The specifics as to how much AI capability S8 will carry has not been disclosed, however Rhee said, “it will be significantly differentiated from the current services we see in the market now.” He added, “the Galaxy S8 is the beginning, we can’t say the S8 will have everything.”

Samsung’s AI assistant will compete with Apple’s Siri, Google Assistant, Watson of IBM and Cortana of Microsoft.

While there were numerous companies offering to work with Viv Labs, the start-up chose Samsung, it said, because of the similar vision they held: the “ubiquity” of AI assistance.

“The focus is to make it work as connected technology, which will extend to all sorts of devices that users work on or use,” CEO Dag Kittlaus of Viv Labs said. “Also, there isn’t any company in the world with a broader set of devices and vision [as Samsung].”

As Samsung also produces home appliances and many “smart” devices, the AI platform will be established to connect all Samsung products and services, the company said on a conference call with analysts last month.

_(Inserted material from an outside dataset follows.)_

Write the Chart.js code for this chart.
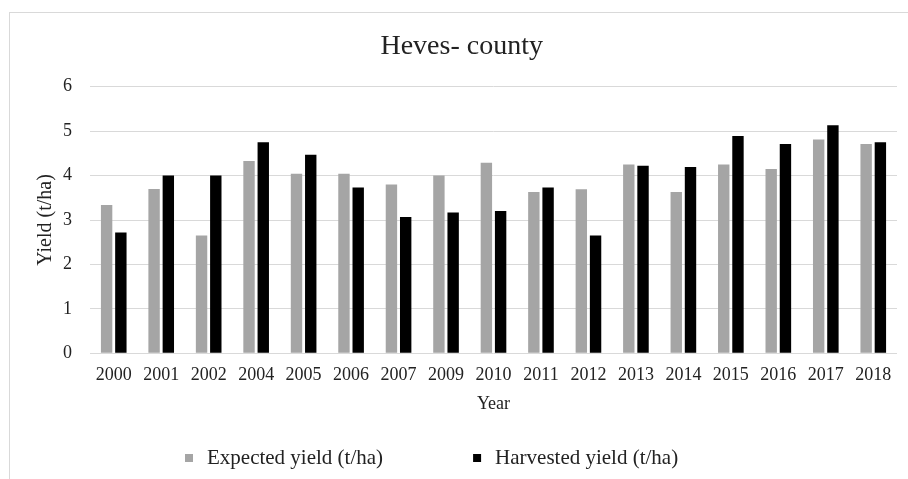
<!DOCTYPE html>
<html>
<head>
<meta charset="utf-8">
<script src="https://cdn.jsdelivr.net/npm/chart.js@4.4.1/dist/chart.umd.min.js"></script>
<style>
  html, body { margin: 0; padding: 0; background: #ffffff; overflow: hidden; }
  #wrap { position: relative; width: 908px; height: 479px; }
  #frame { position: absolute; left: 9px; top: 12px; width: 1000px; height: 1000px;
           border: 1px solid #d9d9d9; box-sizing: border-box; pointer-events: none; }
  canvas { position: absolute; left: 0; top: 0; }
</style>
</head>
<body>
<div id="wrap">
  <div id="frame"></div>
  <canvas id="chart" width="908" height="479"></canvas>
</div>
<script>
// Years shown on the category axis
const years = ['2000', '2001', '2002', '2004', '2005', '2006', '2007', '2009', '2010',
               '2011', '2012', '2013', '2014', '2015', '2016', '2017', '2018'];

// Yields in tonnes per hectare
const expectedYield  = [3.34, 3.70, 2.65, 4.33, 4.04, 4.04, 3.80, 4.00, 4.29,
                        3.63, 3.69, 4.25, 3.63, 4.25, 4.15, 4.81, 4.71];
const harvestedYield = [2.72, 4.00, 4.00, 4.75, 4.47, 3.73, 3.07, 3.17, 3.20,
                        3.73, 2.65, 4.22, 4.19, 4.89, 4.71, 5.13, 4.75];

// Value axis ticks
const yTicks = [0, 1, 2, 3, 4, 5, 6];

const SERIF = '"Liberation Serif", "Times New Roman", serif';
const TEXT = '#222222';
const GRID = '#d9d9d9';

Chart.defaults.font.family = SERIF;
Chart.defaults.color = TEXT;

// Legend row under the axis title: small square swatch followed by the series name
const seriesKey = {
  id: 'seriesKey',
  afterDraw(chart) {
    const ctx = chart.ctx;
    ctx.save();
    ctx.font = '21px ' + SERIF;
    ctx.textBaseline = 'middle';
    ctx.textAlign = 'left';
    let x = 185;
    const y = 458;
    chart.data.datasets.forEach(ds => {
      ctx.fillStyle = ds.backgroundColor;
      ctx.fillRect(x, y - 4, 8, 8);
      ctx.fillStyle = TEXT;
      ctx.fillText(ds.label, x + 22, y);
      x += 22 + ctx.measureText(ds.label).width + 90;
    });
    ctx.restore();
  }
};

new Chart(document.getElementById('chart'), {
  type: 'bar',
  data: {
    labels: years,
    datasets: [
      { label: 'Expected yield (t/ha)', data: expectedYield, backgroundColor: '#a5a5a5',
        borderWidth: 0, categoryPercentage: 0.6, barPercentage: 0.8 },
      { label: 'Harvested yield (t/ha)', data: harvestedYield, backgroundColor: '#000000',
        borderWidth: 0, categoryPercentage: 0.6, barPercentage: 0.8 }
    ]
  },
  options: {
    responsive: false,
    animation: false,
    devicePixelRatio: 1,
    layout: { padding: { left: 26.4, right: 11, top: 0, bottom: 64.2 } },
    plugins: {
      legend: { display: false },
      tooltip: { enabled: false },
      title: {
        display: true,
        text: 'Heves- county',
        color: TEXT,
        font: { family: SERIF, size: 28, weight: 'normal' },
        padding: { top: 29.9, bottom: 23.2 }
      }
    },
    scales: {
      x: {
        grid: { display: false, drawTicks: false },
        border: { display: false },
        ticks: { font: { size: 18 }, color: TEXT, padding: 11, maxRotation: 0, autoSkip: false },
        title: { display: true, text: 'Year', color: TEXT, font: { size: 18 },
                 padding: { top: 0, bottom: 0 } },
        afterFit(scale) { scale.height = 61.5; }
      },
      y: {
        min: 0,
        max: 6,
        afterBuildTicks(scale) { scale.ticks = yTicks.map(v => ({ value: v })); },
        grid: { color: GRID, lineWidth: 1, drawTicks: false },
        border: { display: false },
        ticks: { font: { size: 18 }, color: TEXT, padding: 18 },
        title: { display: true, text: 'Yield (t/ha)', color: TEXT, font: { size: 20 },
                 padding: { top: 7.1, bottom: 0 } },
        afterFit(scale) { scale.width = 63.6; }
      }
    }
  },
  plugins: [seriesKey]
});
</script>
</body>
</html>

Samsung’s move is natural as the AI market has become the next big thing for the industry and the market is expected to grow at an average 53.6 percent every year until 2020, according to market research company Markets and Markets.

“There were revolutions in user interfaces every decade and from the advent of personal computers to smartphones in 2007, the next big change will be led by AI,” Rhee said.

During Viv Labs’ visit to Korea, they also consulted with Samsung’s Vice Chairman Lee Jae-yong. “The meeting left a very good impression on us and we are ready to go,” Kittlaus said.